TASK DESCRIPTION | Search the listing below for the string "this" and show each line that contains it.

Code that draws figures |

---------------

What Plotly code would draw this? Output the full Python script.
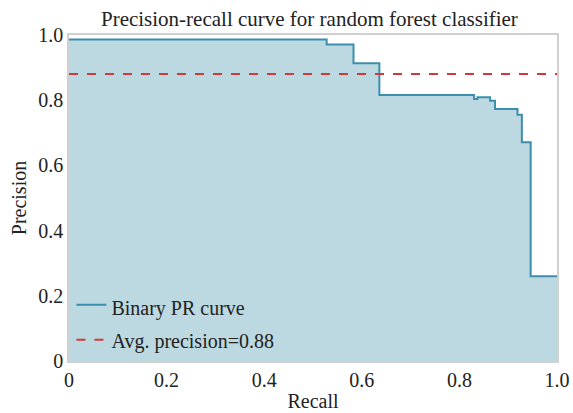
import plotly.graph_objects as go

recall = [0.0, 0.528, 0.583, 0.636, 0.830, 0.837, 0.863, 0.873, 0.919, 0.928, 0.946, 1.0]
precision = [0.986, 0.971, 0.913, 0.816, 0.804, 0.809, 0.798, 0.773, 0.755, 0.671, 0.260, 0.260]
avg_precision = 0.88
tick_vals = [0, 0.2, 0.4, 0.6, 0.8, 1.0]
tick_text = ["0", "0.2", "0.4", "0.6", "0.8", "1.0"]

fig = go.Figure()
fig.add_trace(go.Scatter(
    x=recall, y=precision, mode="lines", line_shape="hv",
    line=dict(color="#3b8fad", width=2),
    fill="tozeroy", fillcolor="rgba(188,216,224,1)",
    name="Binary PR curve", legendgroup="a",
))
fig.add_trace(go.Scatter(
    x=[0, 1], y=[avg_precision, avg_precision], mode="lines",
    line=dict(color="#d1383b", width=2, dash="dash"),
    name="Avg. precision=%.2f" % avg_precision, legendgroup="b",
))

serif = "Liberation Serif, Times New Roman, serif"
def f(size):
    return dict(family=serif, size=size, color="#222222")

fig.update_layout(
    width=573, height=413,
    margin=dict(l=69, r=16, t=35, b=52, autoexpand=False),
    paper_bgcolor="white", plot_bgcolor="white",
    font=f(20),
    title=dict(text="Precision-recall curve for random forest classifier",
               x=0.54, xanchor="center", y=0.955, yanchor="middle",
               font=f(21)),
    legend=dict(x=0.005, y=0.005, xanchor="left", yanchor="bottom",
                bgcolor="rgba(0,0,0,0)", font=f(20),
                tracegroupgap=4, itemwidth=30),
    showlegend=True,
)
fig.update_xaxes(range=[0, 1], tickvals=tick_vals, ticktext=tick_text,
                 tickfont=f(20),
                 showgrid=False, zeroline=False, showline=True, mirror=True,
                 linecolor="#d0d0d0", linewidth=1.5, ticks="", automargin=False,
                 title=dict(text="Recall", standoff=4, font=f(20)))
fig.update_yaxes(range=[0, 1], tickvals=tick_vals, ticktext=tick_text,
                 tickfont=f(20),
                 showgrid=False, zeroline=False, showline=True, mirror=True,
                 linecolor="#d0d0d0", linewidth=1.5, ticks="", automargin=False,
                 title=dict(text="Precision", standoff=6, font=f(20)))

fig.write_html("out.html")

---------------

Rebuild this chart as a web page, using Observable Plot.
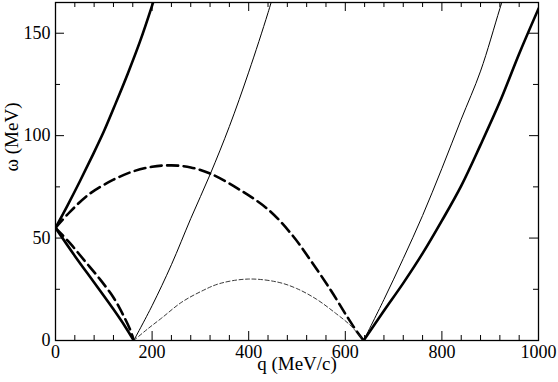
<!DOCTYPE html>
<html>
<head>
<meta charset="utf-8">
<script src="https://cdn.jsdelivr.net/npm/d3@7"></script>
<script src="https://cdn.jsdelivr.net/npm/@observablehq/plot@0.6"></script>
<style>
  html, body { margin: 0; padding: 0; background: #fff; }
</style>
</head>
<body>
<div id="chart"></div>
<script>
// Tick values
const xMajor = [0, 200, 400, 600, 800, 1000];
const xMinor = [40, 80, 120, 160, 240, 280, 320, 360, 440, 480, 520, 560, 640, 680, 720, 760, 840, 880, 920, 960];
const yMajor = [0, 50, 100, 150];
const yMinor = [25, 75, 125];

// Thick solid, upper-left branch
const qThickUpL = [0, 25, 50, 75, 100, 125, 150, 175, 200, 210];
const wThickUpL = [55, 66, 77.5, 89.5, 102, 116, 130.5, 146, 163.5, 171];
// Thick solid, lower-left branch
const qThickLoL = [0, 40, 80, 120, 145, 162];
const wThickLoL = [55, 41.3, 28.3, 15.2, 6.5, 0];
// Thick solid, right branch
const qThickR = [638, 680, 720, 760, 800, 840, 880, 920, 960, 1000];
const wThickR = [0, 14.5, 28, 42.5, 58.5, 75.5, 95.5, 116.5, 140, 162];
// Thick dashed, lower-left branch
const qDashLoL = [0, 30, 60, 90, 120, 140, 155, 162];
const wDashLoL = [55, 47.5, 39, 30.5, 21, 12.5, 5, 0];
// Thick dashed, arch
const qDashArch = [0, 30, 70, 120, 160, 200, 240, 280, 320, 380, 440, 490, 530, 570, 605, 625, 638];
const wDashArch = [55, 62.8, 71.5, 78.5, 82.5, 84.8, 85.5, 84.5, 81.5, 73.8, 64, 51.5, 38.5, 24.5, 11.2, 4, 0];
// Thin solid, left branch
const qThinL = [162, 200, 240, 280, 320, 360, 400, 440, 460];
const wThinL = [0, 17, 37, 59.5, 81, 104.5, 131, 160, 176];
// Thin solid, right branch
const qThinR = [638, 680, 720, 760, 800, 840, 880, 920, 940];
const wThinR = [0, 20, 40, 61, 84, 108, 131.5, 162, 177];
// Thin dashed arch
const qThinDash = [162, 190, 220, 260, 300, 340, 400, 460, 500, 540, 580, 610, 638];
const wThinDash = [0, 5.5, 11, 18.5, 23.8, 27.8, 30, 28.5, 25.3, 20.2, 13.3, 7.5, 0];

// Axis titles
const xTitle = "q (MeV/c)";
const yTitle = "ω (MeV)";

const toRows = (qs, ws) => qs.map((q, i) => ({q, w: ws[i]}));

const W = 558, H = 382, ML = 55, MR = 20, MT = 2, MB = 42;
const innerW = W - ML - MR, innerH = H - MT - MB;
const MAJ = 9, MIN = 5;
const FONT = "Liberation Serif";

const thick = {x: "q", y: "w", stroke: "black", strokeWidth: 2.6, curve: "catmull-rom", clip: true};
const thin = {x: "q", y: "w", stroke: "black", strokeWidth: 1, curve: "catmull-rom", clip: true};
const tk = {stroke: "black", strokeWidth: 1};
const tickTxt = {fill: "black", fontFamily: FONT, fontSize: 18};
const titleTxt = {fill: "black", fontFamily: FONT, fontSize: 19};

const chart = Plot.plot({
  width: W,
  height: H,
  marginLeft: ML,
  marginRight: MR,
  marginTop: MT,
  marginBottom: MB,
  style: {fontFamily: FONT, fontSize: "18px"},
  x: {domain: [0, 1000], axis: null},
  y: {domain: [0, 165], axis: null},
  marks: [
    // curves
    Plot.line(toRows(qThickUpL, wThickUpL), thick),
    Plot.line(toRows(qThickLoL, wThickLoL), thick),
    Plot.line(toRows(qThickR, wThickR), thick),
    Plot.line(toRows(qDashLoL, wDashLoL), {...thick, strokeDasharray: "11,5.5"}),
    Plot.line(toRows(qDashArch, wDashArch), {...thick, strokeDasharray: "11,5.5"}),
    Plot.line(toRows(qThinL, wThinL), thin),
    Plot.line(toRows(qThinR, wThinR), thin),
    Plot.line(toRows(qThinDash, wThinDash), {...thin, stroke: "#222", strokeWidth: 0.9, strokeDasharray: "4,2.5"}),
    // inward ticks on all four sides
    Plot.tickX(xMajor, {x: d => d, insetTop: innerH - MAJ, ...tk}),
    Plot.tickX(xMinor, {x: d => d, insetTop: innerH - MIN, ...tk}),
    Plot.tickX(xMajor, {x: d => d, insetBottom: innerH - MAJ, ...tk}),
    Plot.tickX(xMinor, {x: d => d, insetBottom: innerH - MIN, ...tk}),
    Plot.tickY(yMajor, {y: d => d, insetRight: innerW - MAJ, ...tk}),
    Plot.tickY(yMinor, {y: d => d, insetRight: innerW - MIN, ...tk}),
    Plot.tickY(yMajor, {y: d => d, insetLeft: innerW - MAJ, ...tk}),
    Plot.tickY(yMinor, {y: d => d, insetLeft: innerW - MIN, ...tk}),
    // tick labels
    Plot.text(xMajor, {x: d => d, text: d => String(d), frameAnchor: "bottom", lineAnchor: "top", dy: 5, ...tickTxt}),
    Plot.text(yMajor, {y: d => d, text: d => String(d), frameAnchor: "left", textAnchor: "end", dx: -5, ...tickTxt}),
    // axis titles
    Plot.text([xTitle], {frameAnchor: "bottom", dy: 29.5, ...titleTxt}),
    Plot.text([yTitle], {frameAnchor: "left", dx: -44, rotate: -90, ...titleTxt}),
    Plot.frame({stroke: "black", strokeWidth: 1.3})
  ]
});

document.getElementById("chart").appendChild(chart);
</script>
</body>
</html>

---------------

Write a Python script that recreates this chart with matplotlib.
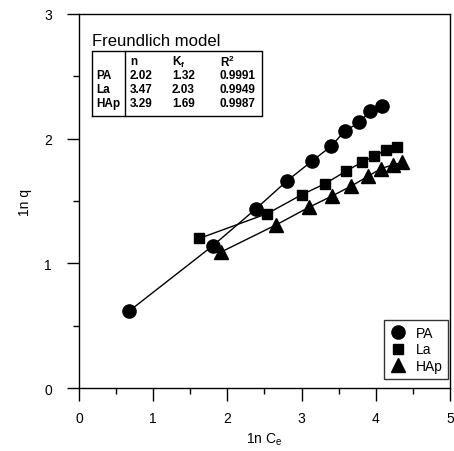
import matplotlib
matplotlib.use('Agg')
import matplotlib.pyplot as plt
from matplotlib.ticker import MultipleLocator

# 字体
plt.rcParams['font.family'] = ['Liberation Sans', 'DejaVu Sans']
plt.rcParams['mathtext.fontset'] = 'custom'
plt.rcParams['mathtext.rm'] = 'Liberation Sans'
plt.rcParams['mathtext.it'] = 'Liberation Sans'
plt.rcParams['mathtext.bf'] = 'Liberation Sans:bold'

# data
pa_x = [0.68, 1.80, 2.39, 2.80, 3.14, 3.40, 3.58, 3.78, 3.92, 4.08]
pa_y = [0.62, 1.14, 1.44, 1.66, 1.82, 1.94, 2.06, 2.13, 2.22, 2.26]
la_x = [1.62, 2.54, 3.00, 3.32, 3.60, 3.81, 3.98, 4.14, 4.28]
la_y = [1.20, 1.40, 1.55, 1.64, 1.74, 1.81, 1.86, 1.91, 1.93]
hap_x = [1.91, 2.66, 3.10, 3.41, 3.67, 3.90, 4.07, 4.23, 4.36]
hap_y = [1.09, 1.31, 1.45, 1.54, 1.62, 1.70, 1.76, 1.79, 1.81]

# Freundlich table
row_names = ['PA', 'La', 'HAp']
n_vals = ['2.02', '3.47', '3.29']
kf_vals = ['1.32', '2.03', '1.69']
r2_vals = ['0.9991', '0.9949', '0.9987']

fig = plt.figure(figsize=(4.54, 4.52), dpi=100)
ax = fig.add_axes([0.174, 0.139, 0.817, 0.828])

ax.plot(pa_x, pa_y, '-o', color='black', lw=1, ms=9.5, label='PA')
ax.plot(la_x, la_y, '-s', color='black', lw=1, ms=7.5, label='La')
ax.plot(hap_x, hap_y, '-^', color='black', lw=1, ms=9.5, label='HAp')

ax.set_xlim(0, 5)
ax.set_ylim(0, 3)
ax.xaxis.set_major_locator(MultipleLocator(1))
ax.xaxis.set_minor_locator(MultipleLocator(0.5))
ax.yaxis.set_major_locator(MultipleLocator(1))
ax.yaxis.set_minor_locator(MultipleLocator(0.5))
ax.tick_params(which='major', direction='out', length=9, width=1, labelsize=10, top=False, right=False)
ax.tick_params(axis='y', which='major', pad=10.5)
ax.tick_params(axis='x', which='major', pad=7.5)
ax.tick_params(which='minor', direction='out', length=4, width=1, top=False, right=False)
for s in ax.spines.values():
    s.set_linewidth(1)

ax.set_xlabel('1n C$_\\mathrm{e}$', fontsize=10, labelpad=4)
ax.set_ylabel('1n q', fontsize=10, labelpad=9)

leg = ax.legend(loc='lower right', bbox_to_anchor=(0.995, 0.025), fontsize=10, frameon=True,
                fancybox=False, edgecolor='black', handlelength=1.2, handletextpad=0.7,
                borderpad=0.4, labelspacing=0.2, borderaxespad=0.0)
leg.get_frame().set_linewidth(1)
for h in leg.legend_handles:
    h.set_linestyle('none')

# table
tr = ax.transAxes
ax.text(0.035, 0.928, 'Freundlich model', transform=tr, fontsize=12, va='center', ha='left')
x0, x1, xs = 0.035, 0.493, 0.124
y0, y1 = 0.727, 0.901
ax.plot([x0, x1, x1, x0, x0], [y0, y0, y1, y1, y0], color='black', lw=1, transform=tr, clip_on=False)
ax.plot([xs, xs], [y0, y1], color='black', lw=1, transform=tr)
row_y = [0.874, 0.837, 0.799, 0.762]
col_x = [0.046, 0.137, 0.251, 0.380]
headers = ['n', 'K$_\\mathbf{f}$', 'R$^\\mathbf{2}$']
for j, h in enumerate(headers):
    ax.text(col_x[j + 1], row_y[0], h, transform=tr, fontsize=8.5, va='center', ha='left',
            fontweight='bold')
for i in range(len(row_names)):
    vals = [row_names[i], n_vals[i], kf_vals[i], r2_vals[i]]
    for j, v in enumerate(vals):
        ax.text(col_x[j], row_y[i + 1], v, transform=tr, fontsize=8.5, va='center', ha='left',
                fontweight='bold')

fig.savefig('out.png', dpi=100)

---------------

THE REPLY |
What Plotly code would draw this? Output the full Python script.
Rebuild this chart as a web page, using Observable Plot.
Write a Python script that recreates this chart with matplotlib.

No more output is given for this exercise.